** What is required **
Pictures in the data below are not part of the copy; transcribe everything else exactly.

** Data excerpt **
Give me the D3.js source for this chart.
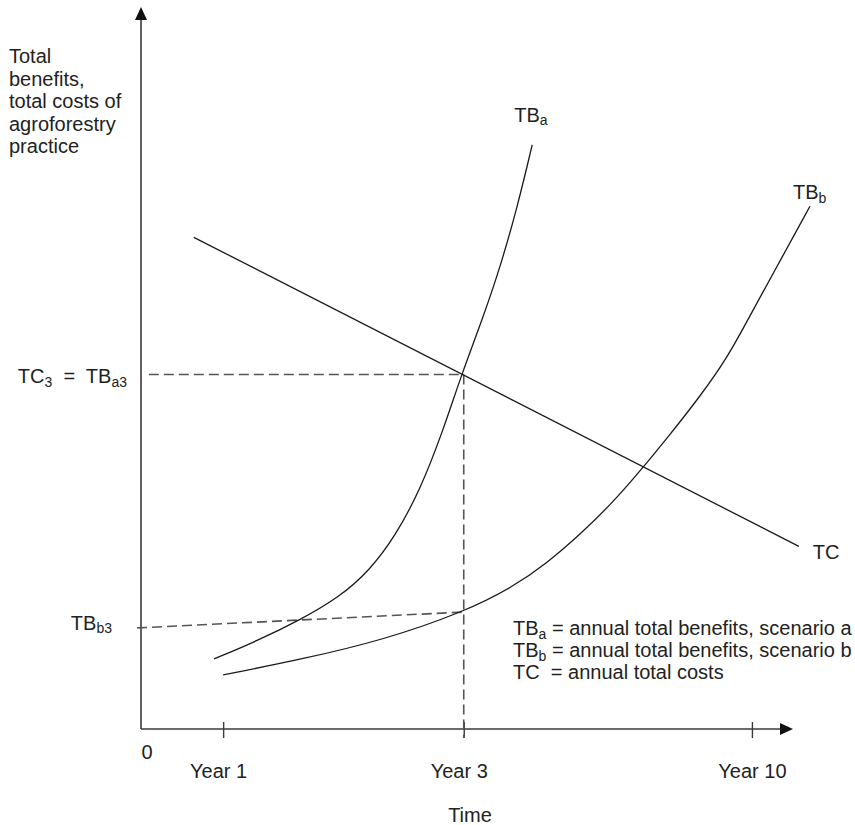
<!DOCTYPE html>
<html>
<head>
<meta charset="utf-8">
<script src="https://cdn.jsdelivr.net/npm/d3@7"></script>
<style>
  body { margin: 0; background: #fff; }
  svg { display: block; }
  text { font-family: "Liberation Sans", Arial, Helvetica, sans-serif; fill: #222; white-space: pre; }
</style>
</head>
<body>
<svg id="chart" width="855" height="825"></svg>
<script>
// ---- data (abstract units: time position 0-100, value 0-100) ----
const tbaX = [11.2, 17.8, 24.4, 30.5, 35.1, 39.0, 42.8, 46.2, 49.2, 52.5, 55.1, 57.7, 60.0];
const tbaY = [9.7, 12.2, 15.1, 18.3, 22.0, 26.7, 33.1, 41.0, 49.2, 57.1, 64.0, 72.2, 80.9];
const tbbX = [12.6, 24.4, 37.1, 49.5, 57.1, 62.3, 67.3, 72.4, 76.8, 80.7, 85.7, 89.9, 92.9, 96.9, 102.6];
const tbbY = [7.5, 9.6, 12.3, 16.2, 19.7, 23.0, 26.9, 31.4, 36.0, 40.3, 46.0, 51.4, 56.4, 63.0, 72.4];
const tcX = [8.1, 100.9];
const tcY = [68.1, 25.3];
const year3 = 49.5;
const tc3 = 49.1;              // TC3 = TBa3
const tbb3Start = [-0.6, 14.0]; // dashed guide to TBb3
const tbb3End = [49.5, 16.2];
const tickValues = [12.6, 49.5, 93.7];
const tickLabels = ["Year 1", "Year 3", "Year 10"];
const yTitle = ["Total", "benefits,", "total costs of", "agroforestry", "practice"];
const legendSym = ["TB", "TB", "TC"];
const legendSub = ["a", "b", ""];
const legendText = [" = annual total benefits, scenario a", " = annual total benefits, scenario b", "  = annual total costs"];

// ---- layout ----
const svg = d3.select("#chart");
const x = d3.scaleLinear().domain([0, 100]).range([141, 793]);
const y = d3.scaleLinear().domain([0, 100]).range([729, 7]);
const FS = 20, SUB = 14, SUBDY = 3.5;
const axisColor = "#3a3a3a";
const lineColor = "#1a1a1a";
const dashColor = "#555";

const line = d3.line().x(d => x(d[0])).y(d => y(d[1])).curve(d3.curveBasis);

// axes lines
svg.append("line").attr("x1", x(0)).attr("x2", x(100) - 12).attr("y1", y(0)).attr("y2", y(0))
  .attr("stroke", axisColor).attr("stroke-width", 1.6);
svg.append("line").attr("x1", x(0)).attr("x2", x(0)).attr("y1", y(0)).attr("y2", y(100) + 12)
  .attr("stroke", axisColor).attr("stroke-width", 1.6);
// arrowheads
svg.append("path").attr("d", `M${x(100)},${y(0)} L${x(100) - 13},${y(0) - 6} L${x(100) - 13},${y(0) + 6} Z`).attr("fill", "#111");
svg.append("path").attr("d", `M${x(0)},${y(100)} L${x(0) - 6},${y(100) + 13} L${x(0) + 6},${y(100) + 13} Z`).attr("fill", "#111");

// x axis ticks via d3 axis
const xAxis = d3.axisBottom(x).tickValues(tickValues).tickFormat((d, i) => tickLabels[i]).tickSizeOuter(0);
const gx = svg.append("g").attr("transform", `translate(0,${y(0)})`).call(xAxis);
gx.select(".domain").remove();
gx.selectAll(".tick line").attr("y1", -7).attr("y2", 9).attr("stroke", axisColor).attr("stroke-width", 1.4);
gx.selectAll(".tick text").attr("y", 49).attr("dy", null).attr("font-size", FS)
  .attr("font-family", '"Liberation Sans", Arial, sans-serif').attr("fill", "#222").attr("dx", (d, i) => i < 2 ? -5 : 0);

// origin label
svg.append("text").attr("x", x(0) + 6).attr("y", y(0) + 30).attr("text-anchor", "middle").attr("font-size", FS).text("0");
// axis title
svg.append("text").attr("x", (x(0) + x(100)) / 2 + 3).attr("y", 822).attr("text-anchor", "middle").attr("font-size", FS).text("Time");

// y title
svg.append("g").selectAll("text").data(yTitle).join("text")
  .attr("x", 9).attr("y", (d, i) => 63 + i * 22.5).attr("font-size", FS).text(d => d);

// dashed guides
const dash = "10,5";
svg.append("line").attr("x1", x(1.2)).attr("x2", x(year3)).attr("y1", y(tc3)).attr("y2", y(tc3))
  .attr("stroke", dashColor).attr("stroke-width", 1.6).attr("stroke-dasharray", dash);
svg.append("line").attr("x1", x(year3)).attr("x2", x(year3)).attr("y1", y(tc3)).attr("y2", y(0) + 9)
  .attr("stroke", dashColor).attr("stroke-width", 1.6).attr("stroke-dasharray", dash);
svg.append("line").attr("x1", x(tbb3Start[0])).attr("x2", x(tbb3End[0])).attr("y1", y(tbb3Start[1])).attr("y2", y(tbb3End[1]))
  .attr("stroke", dashColor).attr("stroke-width", 1.6).attr("stroke-dasharray", dash);

// curves
svg.append("path").datum(tbaX.map((v, i) => [v, tbaY[i]])).attr("d", line)
  .attr("fill", "none").attr("stroke", lineColor).attr("stroke-width", 1.3);
svg.append("path").datum(tbbX.map((v, i) => [v, tbbY[i]])).attr("d", line)
  .attr("fill", "none").attr("stroke", lineColor).attr("stroke-width", 1.3);
svg.append("path").datum(tcX.map((v, i) => [v, tcY[i]])).attr("d", d3.line().x(d => x(d[0])).y(d => y(d[1])))
  .attr("fill", "none").attr("stroke", lineColor).attr("stroke-width", 1.3);

// helper for text with subscripts: parts = [[text, isSub], ...]
function richText(g, px, py, parts, anchor) {
  const t = g.append("text").attr("x", px).attr("y", py).attr("font-size", FS).attr("text-anchor", anchor || "start");
  let lowered = false;
  parts.forEach(([s, sub]) => {
    const ts = t.append("tspan").text(s);
    if (sub && !lowered) { ts.attr("dy", SUBDY).attr("font-size", SUB); lowered = true; }
    else if (sub) { ts.attr("font-size", SUB); }
    else if (!sub && lowered) { ts.attr("dy", -SUBDY); lowered = false; }
  });
  return t;
}

// curve labels
const tbaEnd = [tbaX[tbaX.length - 1], tbaY[tbaY.length - 1]];
const tbbEnd = [tbbX[tbbX.length - 1], tbbY[tbbY.length - 1]];
richText(svg, x(tbaEnd[0]) - 18, y(tbaEnd[1]) - 23, [["TB", false], ["a", true]]);
richText(svg, x(tbbEnd[0]) - 17, y(tbbEnd[1]) - 7, [["TB", false], ["b", true]]);
richText(svg, x(tcX[1]) + 14, y(tcY[1]) + 13, [["TC", false]]);

// y-side value labels
richText(svg, 127, y(tc3) + 9, [["TC", false], ["3", true], ["  =  TB", false], ["a3", true]], "end");
richText(svg, 112, y(tbb3Start[1]) + 2, [["TB", false], ["b3", true]], "end");

// legend
legendSym.forEach((s, i) => {
  const parts = [[s, false]];
  if (legendSub[i]) parts.push([legendSub[i], true]);
  parts.push([legendText[i], false]);
  richText(svg, 513, 635 + i * 22, parts);
});
</script>
</body>
</html>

** The completed task **
Give me the D3.js source for this chart.
<!DOCTYPE html>
<html>
<head>
<meta charset="utf-8">
<script src="https://cdn.jsdelivr.net/npm/d3@7"></script>
<style>
  body { margin: 0; background: #fff; }
  svg { display: block; }
  text { font-family: "Liberation Sans", Arial, Helvetica, sans-serif; fill: #222; white-space: pre; }
</style>
</head>
<body>
<svg id="chart" width="855" height="825"></svg>
<script>
// ---- data (abstract units: time position 0-100, value 0-100) ----
const tbaX = [11.2, 17.8, 24.4, 30.5, 35.1, 39.0, 42.8, 46.2, 49.2, 52.5, 55.1, 57.7, 60.0];
const tbaY = [9.7, 12.2, 15.1, 18.3, 22.0, 26.7, 33.1, 41.0, 49.2, 57.1, 64.0, 72.2, 80.9];
const tbbX = [12.6, 24.4, 37.1, 49.5, 57.1, 62.3, 67.3, 72.4, 76.8, 80.7, 85.7, 89.9, 92.9, 96.9, 102.6];
const tbbY = [7.5, 9.6, 12.3, 16.2, 19.7, 23.0, 26.9, 31.4, 36.0, 40.3, 46.0, 51.4, 56.4, 63.0, 72.4];
const tcX = [8.1, 100.9];
const tcY = [68.1, 25.3];
const year3 = 49.5;
const tc3 = 49.1;              // TC3 = TBa3
const tbb3Start = [-0.6, 14.0]; // dashed guide to TBb3
const tbb3End = [49.5, 16.2];
const tickValues = [12.6, 49.5, 93.7];
const tickLabels = ["Year 1", "Year 3", "Year 10"];
const yTitle = ["Total", "benefits,", "total costs of", "agroforestry", "practice"];
const legendSym = ["TB", "TB", "TC"];
const legendSub = ["a", "b", ""];
const legendText = [" = annual total benefits, scenario a", " = annual total benefits, scenario b", "  = annual total costs"];

// ---- layout ----
const svg = d3.select("#chart");
const x = d3.scaleLinear().domain([0, 100]).range([141, 793]);
const y = d3.scaleLinear().domain([0, 100]).range([729, 7]);
const FS = 20, SUB = 14, SUBDY = 3.5;
const axisColor = "#3a3a3a";
const lineColor = "#1a1a1a";
const dashColor = "#555";

const line = d3.line().x(d => x(d[0])).y(d => y(d[1])).curve(d3.curveBasis);

// axes lines
svg.append("line").attr("x1", x(0)).attr("x2", x(100) - 12).attr("y1", y(0)).attr("y2", y(0))
  .attr("stroke", axisColor).attr("stroke-width", 1.6);
svg.append("line").attr("x1", x(0)).attr("x2", x(0)).attr("y1", y(0)).attr("y2", y(100) + 12)
  .attr("stroke", axisColor).attr("stroke-width", 1.6);
// arrowheads
svg.append("path").attr("d", `M${x(100)},${y(0)} L${x(100) - 13},${y(0) - 6} L${x(100) - 13},${y(0) + 6} Z`).attr("fill", "#111");
svg.append("path").attr("d", `M${x(0)},${y(100)} L${x(0) - 6},${y(100) + 13} L${x(0) + 6},${y(100) + 13} Z`).attr("fill", "#111");

// x axis ticks via d3 axis
const xAxis = d3.axisBottom(x).tickValues(tickValues).tickFormat((d, i) => tickLabels[i]).tickSizeOuter(0);
const gx = svg.append("g").attr("transform", `translate(0,${y(0)})`).call(xAxis);
gx.select(".domain").remove();
gx.selectAll(".tick line").attr("y1", -7).attr("y2", 9).attr("stroke", axisColor).attr("stroke-width", 1.4);
gx.selectAll(".tick text").attr("y", 49).attr("dy", null).attr("font-size", FS)
  .attr("font-family", '"Liberation Sans", Arial, sans-serif').attr("fill", "#222").attr("dx", (d, i) => i < 2 ? -5 : 0);

// origin label
svg.append("text").attr("x", x(0) + 6).attr("y", y(0) + 30).attr("text-anchor", "middle").attr("font-size", FS).text("0");
// axis title
svg.append("text").attr("x", (x(0) + x(100)) / 2 + 3).attr("y", 822).attr("text-anchor", "middle").attr("font-size", FS).text("Time");

// y title
svg.append("g").selectAll("text").data(yTitle).join("text")
  .attr("x", 9).attr("y", (d, i) => 63 + i * 22.5).attr("font-size", FS).text(d => d);

// dashed guides
const dash = "10,5";
svg.append("line").attr("x1", x(1.2)).attr("x2", x(year3)).attr("y1", y(tc3)).attr("y2", y(tc3))
  .attr("stroke", dashColor).attr("stroke-width", 1.6).attr("stroke-dasharray", dash);
svg.append("line").attr("x1", x(year3)).attr("x2", x(year3)).attr("y1", y(tc3)).attr("y2", y(0) + 9)
  .attr("stroke", dashColor).attr("stroke-width", 1.6).attr("stroke-dasharray", dash);
svg.append("line").attr("x1", x(tbb3Start[0])).attr("x2", x(tbb3End[0])).attr("y1", y(tbb3Start[1])).attr("y2", y(tbb3End[1]))
  .attr("stroke", dashColor).attr("stroke-width", 1.6).attr("stroke-dasharray", dash);

// curves
svg.append("path").datum(tbaX.map((v, i) => [v, tbaY[i]])).attr("d", line)
  .attr("fill", "none").attr("stroke", lineColor).attr("stroke-width", 1.3);
svg.append("path").datum(tbbX.map((v, i) => [v, tbbY[i]])).attr("d", line)
  .attr("fill", "none").attr("stroke", lineColor).attr("stroke-width", 1.3);
svg.append("path").datum(tcX.map((v, i) => [v, tcY[i]])).attr("d", d3.line().x(d => x(d[0])).y(d => y(d[1])))
  .attr("fill", "none").attr("stroke", lineColor).attr("stroke-width", 1.3);

// helper for text with subscripts: parts = [[text, isSub], ...]
function richText(g, px, py, parts, anchor) {
  const t = g.append("text").attr("x", px).attr("y", py).attr("font-size", FS).attr("text-anchor", anchor || "start");
  let lowered = false;
  parts.forEach(([s, sub]) => {
    const ts = t.append("tspan").text(s);
    if (sub && !lowered) { ts.attr("dy", SUBDY).attr("font-size", SUB); lowered = true; }
    else if (sub) { ts.attr("font-size", SUB); }
    else if (!sub && lowered) { ts.attr("dy", -SUBDY); lowered = false; }
  });
  return t;
}

// curve labels
const tbaEnd = [tbaX[tbaX.length - 1], tbaY[tbaY.length - 1]];
const tbbEnd = [tbbX[tbbX.length - 1], tbbY[tbbY.length - 1]];
richText(svg, x(tbaEnd[0]) - 18, y(tbaEnd[1]) - 23, [["TB", false], ["a", true]]);
richText(svg, x(tbbEnd[0]) - 17, y(tbbEnd[1]) - 7, [["TB", false], ["b", true]]);
richText(svg, x(tcX[1]) + 14, y(tcY[1]) + 13, [["TC", false]]);

// y-side value labels
richText(svg, 127, y(tc3) + 9, [["TC", false], ["3", true], ["  =  TB", false], ["a3", true]], "end");
richText(svg, 112, y(tbb3Start[1]) + 2, [["TB", false], ["b3", true]], "end");

// legend
legendSym.forEach((s, i) => {
  const parts = [[s, false]];
  if (legendSub[i]) parts.push([legendSub[i], true]);
  parts.push([legendText[i], false]);
  richText(svg, 513, 635 + i * 22, parts);
});
</script>
</body>
</html>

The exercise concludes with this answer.